STARS employs 115 people today, she said.
The path that led here
Officials with STARS said space constraints at their downtown Saginaw headquarters were among the reasons they sought a potential new site for operations.
When Potter Street Station emerged as a frontrunner in that search, STARS officials said the old train depot could provide additional office and parking space, a new transfer plaza, a vehicle maintenance facility, and retail shops.
The estimated $100 million price tag included planned improvements to the depot’s surroundings. Now a largely vacant corner of Saginaw, the northside neighborhood once served as a home to employees of General Motors, before the auto industry declined in the region in the late 20th century.
Potter Street Station was built during an even earlier era of Saginaw history.
Opened in 1881, the depot welcomed passenger trains for 69 years. Its terminal was a destination for Irish immigrants drawn to the region during the lumber boom of the late 19th century, for Asians seeking salt mine jobs about that same time, and for Black people from the South who sought a claim in General Motors’ expansion in the first half of the 1900s.
The last passenger to board a ride there did so in 1950. The 11,500-square-foot facility was mothballed after the last freight train departed there in 1986.

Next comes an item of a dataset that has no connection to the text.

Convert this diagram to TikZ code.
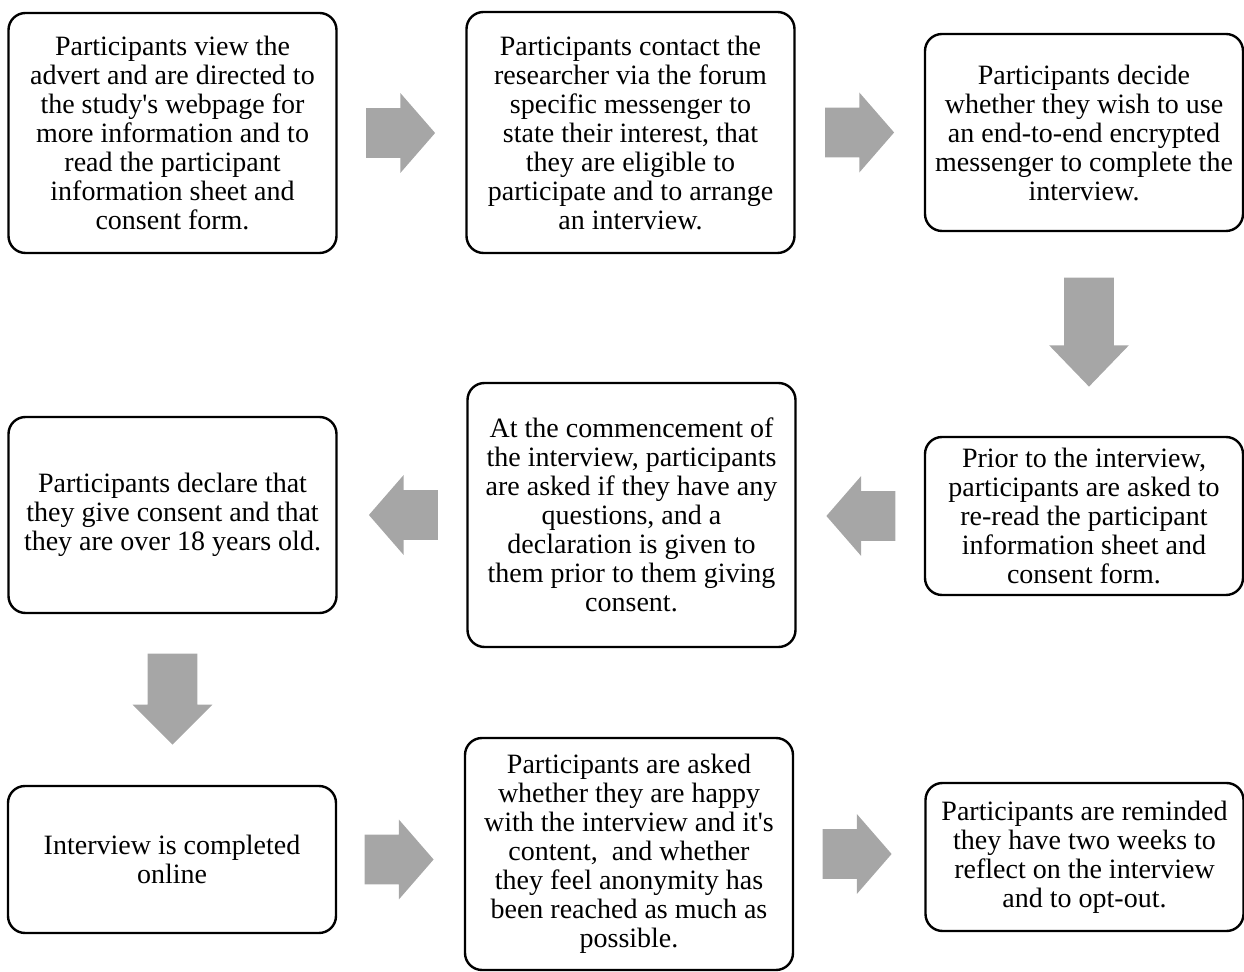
\documentclass[tikz,border=0pt]{standalone}
\usepackage{fontspec}
\setmainfont{Liberation Serif}
\usepackage{xcolor}
\usepackage{tikz}
\usetikzlibrary{shapes.arrows, calc}
\definecolor{arrowgray}{RGB}{166,166,166}
\newcommand{\boxfont}{\fontsize{14pt}{14.5pt}\selectfont}
\tikzset{stepbox/.style={draw, line width=1.2pt, rounded corners=8.5pt,
        align=center, inner sep=0pt, font=\boxfont},
    wide/.style={minimum width=164pt},
    narrow/.style={minimum width=159pt},
    blockarrow/.style={single arrow, fill=arrowgray, draw=none, anchor=tail,
        inner xsep=0pt, inner ysep=12.25pt, single arrow head extend=7.5pt,
        single arrow tip angle=98, minimum height=34.5pt},
    x=0.5pt, y=-0.5pt}

\begin{document}
\begin{tikzpicture}
    \useasboundingbox (0,0) rectangle (1244,972);
    % first row
    \node[stepbox, wide, minimum height=120pt] (advert) at (172.5,133)
        {Participants view the\\ advert and are directed to\\
        the study\textquotesingle s webpage for\\ more information and to\\
        read the participant\\ information sheet and\\ consent form.};
    \node[stepbox, wide, minimum height=120.5pt] (contact) at (630.5,132.5)
        {Participants contact the\\ researcher via the forum\\
        specific messenger to\\ state their interest, that\\
        they are eligible to\\ participate and to arrange\\ an interview.};
    \node[stepbox, narrow, minimum height=98.5pt] (decide) at (1084,132.5)
        {Participants decide\\ whether they wish to use\\
        an end-to-end encrypted\\ messenger to complete the\\ interview.};
    % second row
    \node[stepbox, narrow, minimum height=79pt] (reread) at (1084,516)
        {Prior to the interview,\\ participants are asked to\\
        re-read the participant\\ information sheet and\\ consent form.};
    \node[stepbox, wide, minimum height=132pt] (commence) at (631.5,515)
        {At the commencement of\\ the interview, participants\\
        are asked if they have any\\ questions, and a\\
        declaration is given to\\ them prior to them giving\\ consent.};
    \node[stepbox, wide, minimum height=98pt] (declare) at (172.5,515)
        {Participants declare that\\ they give consent and that\\
        they are over 18 years old.};
    % third row
    \node[stepbox, wide, minimum height=73.5pt] (online) at (172,859.5)
        {Interview is completed\\ online};
    \node[stepbox, wide, minimum height=116pt] (happy) at (629,854)
        {Participants are asked\\ whether they are happy\\
        with the interview and it\textquotesingle s\\ content, \ and whether\\
        they feel anonymity has\\ been reached as much as\\ possible.};
    \node[stepbox, narrow, minimum height=74pt] (remind) at (1084.5,857)
        {Participants are reminded\\ they have two weeks to\\
        reflect on the interview\\ and to opt-out.};

    % block arrows
    \node[blockarrow] (a1) at ($(advert.east)+(28,0)$) {};
    \node[blockarrow] (a2) at ($(contact.east)+(29,0)$) {};
    \node[blockarrow, rotate=-90, minimum height=54.5pt, single arrow tip angle=88]
        (a3) at ($(decide.south)+(5,45)$) {};
    \node[blockarrow, rotate=180] (a4) at ($(reread.west)+(-28,0)$) {};
    \node[blockarrow, rotate=180] (a5) at ($(commence.west)+(-28,0)$) {};
    \node[blockarrow, rotate=-90, minimum height=45.5pt, single arrow tip angle=90]
        (a6) at ($(declare.south)+(0,39)$) {};
    \node[blockarrow] (a7) at ($(online.east)+(27,0)$) {};
    \node[blockarrow] (a8) at ($(happy.east)+(28,0)$) {};
\end{tikzpicture}
\end{document}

Officials have attempted more than a few times to send the Victorian-era terminal permanently into the history books.
A 1988 Saginaw News headline read, “Glory years gone, Potter depot’s days are numbered.” But advocacy from city leaders and the formation of the nonprofit that now owns the old depot saved the structure from the wrecking ball on more than one occasion over the decades.
In 1996, the National Park Service added the station to the National Register of Historic Places.
In 2022, Potter Street Station received a status belonging to properties covered by the Michigan Local Historic Districts Act of 1970.